======== DATASET CONTENT ========

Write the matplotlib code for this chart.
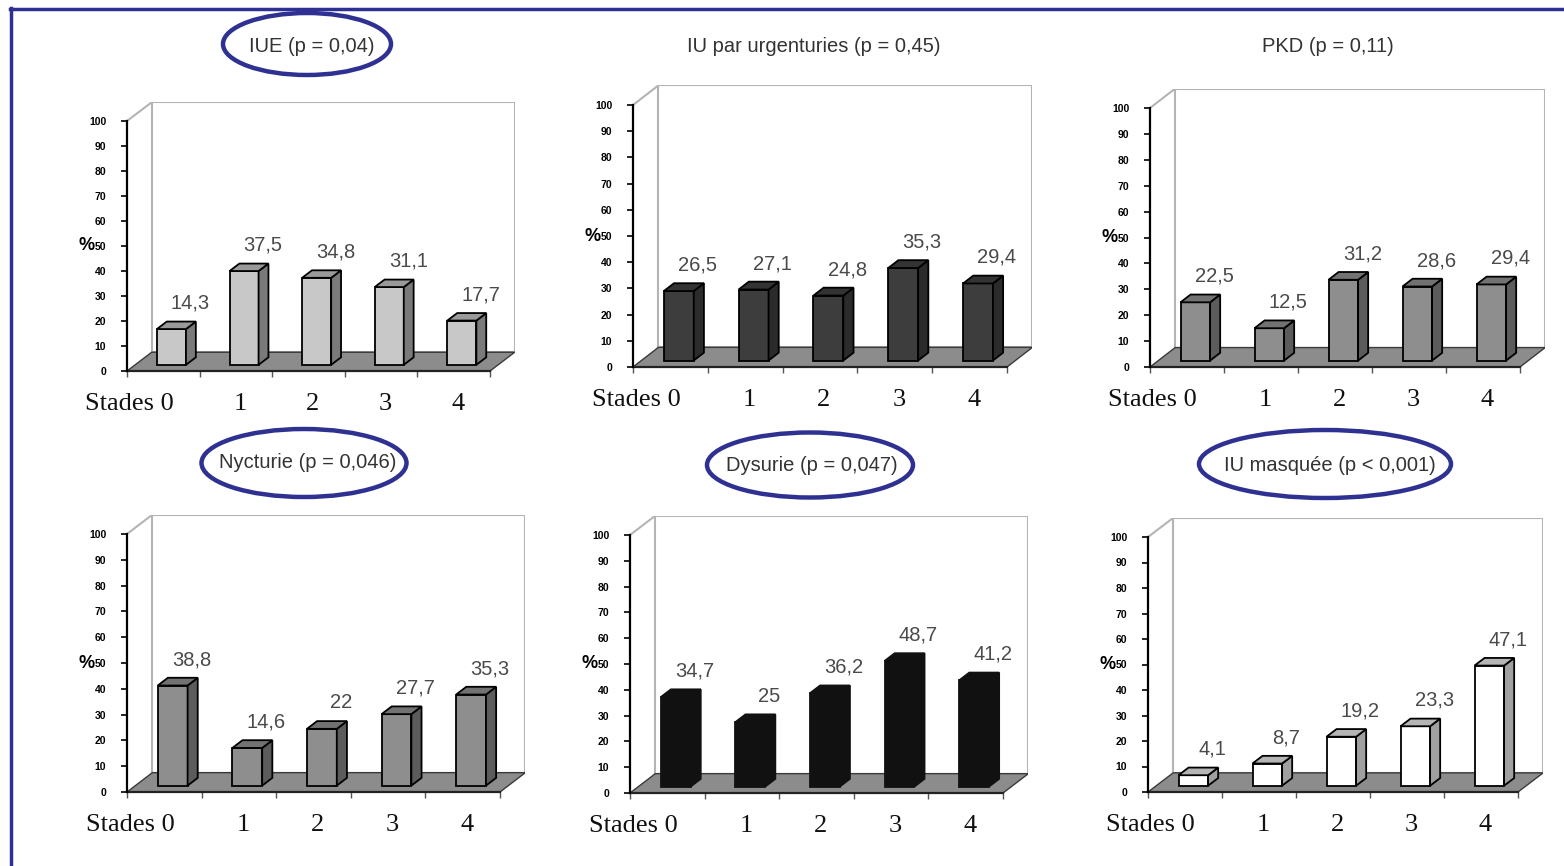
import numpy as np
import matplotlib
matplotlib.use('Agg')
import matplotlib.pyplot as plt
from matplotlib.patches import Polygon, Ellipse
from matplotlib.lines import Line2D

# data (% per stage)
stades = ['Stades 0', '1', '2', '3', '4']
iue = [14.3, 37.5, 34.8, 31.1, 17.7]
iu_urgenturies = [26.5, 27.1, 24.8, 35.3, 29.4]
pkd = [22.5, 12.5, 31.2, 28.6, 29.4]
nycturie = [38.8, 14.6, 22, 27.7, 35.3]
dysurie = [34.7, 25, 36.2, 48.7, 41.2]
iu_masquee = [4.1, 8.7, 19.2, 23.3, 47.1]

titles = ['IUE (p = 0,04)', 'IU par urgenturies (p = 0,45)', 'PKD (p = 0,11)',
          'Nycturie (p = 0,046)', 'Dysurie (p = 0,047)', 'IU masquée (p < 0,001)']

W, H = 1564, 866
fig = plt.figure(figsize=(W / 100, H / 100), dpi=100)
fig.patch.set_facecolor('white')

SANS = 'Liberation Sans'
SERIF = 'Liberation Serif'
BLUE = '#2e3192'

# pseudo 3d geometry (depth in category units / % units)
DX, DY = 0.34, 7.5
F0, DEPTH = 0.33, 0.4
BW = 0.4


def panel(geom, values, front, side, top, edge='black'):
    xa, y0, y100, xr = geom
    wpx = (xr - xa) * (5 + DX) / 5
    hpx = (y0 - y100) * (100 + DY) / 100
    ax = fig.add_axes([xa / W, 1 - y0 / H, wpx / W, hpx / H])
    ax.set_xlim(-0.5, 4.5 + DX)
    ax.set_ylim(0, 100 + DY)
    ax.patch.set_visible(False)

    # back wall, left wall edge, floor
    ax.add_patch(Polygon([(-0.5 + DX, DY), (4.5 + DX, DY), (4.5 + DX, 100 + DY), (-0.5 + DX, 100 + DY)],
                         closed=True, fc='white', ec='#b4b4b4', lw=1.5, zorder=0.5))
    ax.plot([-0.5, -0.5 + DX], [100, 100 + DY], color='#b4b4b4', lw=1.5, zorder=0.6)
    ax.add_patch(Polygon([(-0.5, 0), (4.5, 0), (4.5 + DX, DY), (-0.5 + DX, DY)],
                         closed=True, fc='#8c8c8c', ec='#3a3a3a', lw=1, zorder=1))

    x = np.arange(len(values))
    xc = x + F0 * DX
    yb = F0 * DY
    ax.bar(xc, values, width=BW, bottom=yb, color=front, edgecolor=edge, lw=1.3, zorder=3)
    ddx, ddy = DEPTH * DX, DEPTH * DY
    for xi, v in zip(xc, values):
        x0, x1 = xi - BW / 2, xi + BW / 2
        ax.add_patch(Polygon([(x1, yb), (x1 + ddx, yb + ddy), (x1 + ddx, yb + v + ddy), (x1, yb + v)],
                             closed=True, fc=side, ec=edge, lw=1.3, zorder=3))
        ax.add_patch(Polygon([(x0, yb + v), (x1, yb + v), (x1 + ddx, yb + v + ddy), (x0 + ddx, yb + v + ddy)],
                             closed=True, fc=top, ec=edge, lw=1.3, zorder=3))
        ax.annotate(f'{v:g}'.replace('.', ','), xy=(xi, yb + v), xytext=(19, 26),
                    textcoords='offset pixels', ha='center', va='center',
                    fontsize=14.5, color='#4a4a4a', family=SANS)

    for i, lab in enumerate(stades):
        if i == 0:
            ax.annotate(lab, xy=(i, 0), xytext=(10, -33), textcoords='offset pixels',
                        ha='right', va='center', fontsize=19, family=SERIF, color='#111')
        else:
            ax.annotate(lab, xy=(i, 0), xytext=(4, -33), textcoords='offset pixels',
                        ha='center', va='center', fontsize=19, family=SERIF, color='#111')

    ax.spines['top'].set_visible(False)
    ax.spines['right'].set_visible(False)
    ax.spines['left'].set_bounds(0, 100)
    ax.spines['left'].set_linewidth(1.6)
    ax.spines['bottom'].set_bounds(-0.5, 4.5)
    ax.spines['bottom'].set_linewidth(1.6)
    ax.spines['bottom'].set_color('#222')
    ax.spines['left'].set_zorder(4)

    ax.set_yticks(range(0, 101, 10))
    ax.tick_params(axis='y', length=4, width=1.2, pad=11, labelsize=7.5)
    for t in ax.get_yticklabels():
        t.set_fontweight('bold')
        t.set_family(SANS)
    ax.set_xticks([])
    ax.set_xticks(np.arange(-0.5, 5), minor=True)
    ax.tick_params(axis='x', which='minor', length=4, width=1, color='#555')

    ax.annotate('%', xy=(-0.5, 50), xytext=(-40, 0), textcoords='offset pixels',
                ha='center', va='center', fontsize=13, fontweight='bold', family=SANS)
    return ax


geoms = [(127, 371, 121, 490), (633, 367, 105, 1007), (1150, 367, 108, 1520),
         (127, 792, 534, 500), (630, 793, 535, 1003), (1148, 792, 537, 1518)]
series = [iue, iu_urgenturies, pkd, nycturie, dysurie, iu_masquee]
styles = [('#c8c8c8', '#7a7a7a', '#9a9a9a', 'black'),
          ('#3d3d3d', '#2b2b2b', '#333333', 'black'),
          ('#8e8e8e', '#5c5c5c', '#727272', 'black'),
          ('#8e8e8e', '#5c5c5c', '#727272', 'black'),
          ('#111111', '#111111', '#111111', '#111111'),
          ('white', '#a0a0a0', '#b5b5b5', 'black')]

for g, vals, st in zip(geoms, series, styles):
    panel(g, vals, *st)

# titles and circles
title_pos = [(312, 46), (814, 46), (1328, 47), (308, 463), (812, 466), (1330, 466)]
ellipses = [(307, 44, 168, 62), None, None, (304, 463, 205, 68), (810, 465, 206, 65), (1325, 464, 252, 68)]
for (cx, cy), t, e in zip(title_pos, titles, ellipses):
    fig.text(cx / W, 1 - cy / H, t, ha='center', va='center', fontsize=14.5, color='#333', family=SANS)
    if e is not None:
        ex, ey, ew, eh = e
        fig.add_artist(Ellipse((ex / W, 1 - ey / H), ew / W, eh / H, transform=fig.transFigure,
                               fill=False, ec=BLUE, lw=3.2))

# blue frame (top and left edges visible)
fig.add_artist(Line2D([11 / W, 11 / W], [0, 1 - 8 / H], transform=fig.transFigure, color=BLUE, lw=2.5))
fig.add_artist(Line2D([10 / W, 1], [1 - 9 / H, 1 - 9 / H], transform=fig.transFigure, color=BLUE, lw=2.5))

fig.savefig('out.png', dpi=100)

========

* **AIM OF THE TASK**
Copy exactly the lines running from the beginning of the listing through the line that has "fig.patch.set_facecolor('white')". Drop the pictures.

* **CORRECT OUTPUT**
Write the matplotlib code for this chart.
import numpy as np
import matplotlib
matplotlib.use('Agg')
import matplotlib.pyplot as plt
from matplotlib.patches import Polygon, Ellipse
from matplotlib.lines import Line2D

# data (% per stage)
stades = ['Stades 0', '1', '2', '3', '4']
iue = [14.3, 37.5, 34.8, 31.1, 17.7]
iu_urgenturies = [26.5, 27.1, 24.8, 35.3, 29.4]
pkd = [22.5, 12.5, 31.2, 28.6, 29.4]
nycturie = [38.8, 14.6, 22, 27.7, 35.3]
dysurie = [34.7, 25, 36.2, 48.7, 41.2]
iu_masquee = [4.1, 8.7, 19.2, 23.3, 47.1]

titles = ['IUE (p = 0,04)', 'IU par urgenturies (p = 0,45)', 'PKD (p = 0,11)',
          'Nycturie (p = 0,046)', 'Dysurie (p = 0,047)', 'IU masquée (p < 0,001)']

W, H = 1564, 866
fig = plt.figure(figsize=(W / 100, H / 100), dpi=100)
fig.patch.set_facecolor('white')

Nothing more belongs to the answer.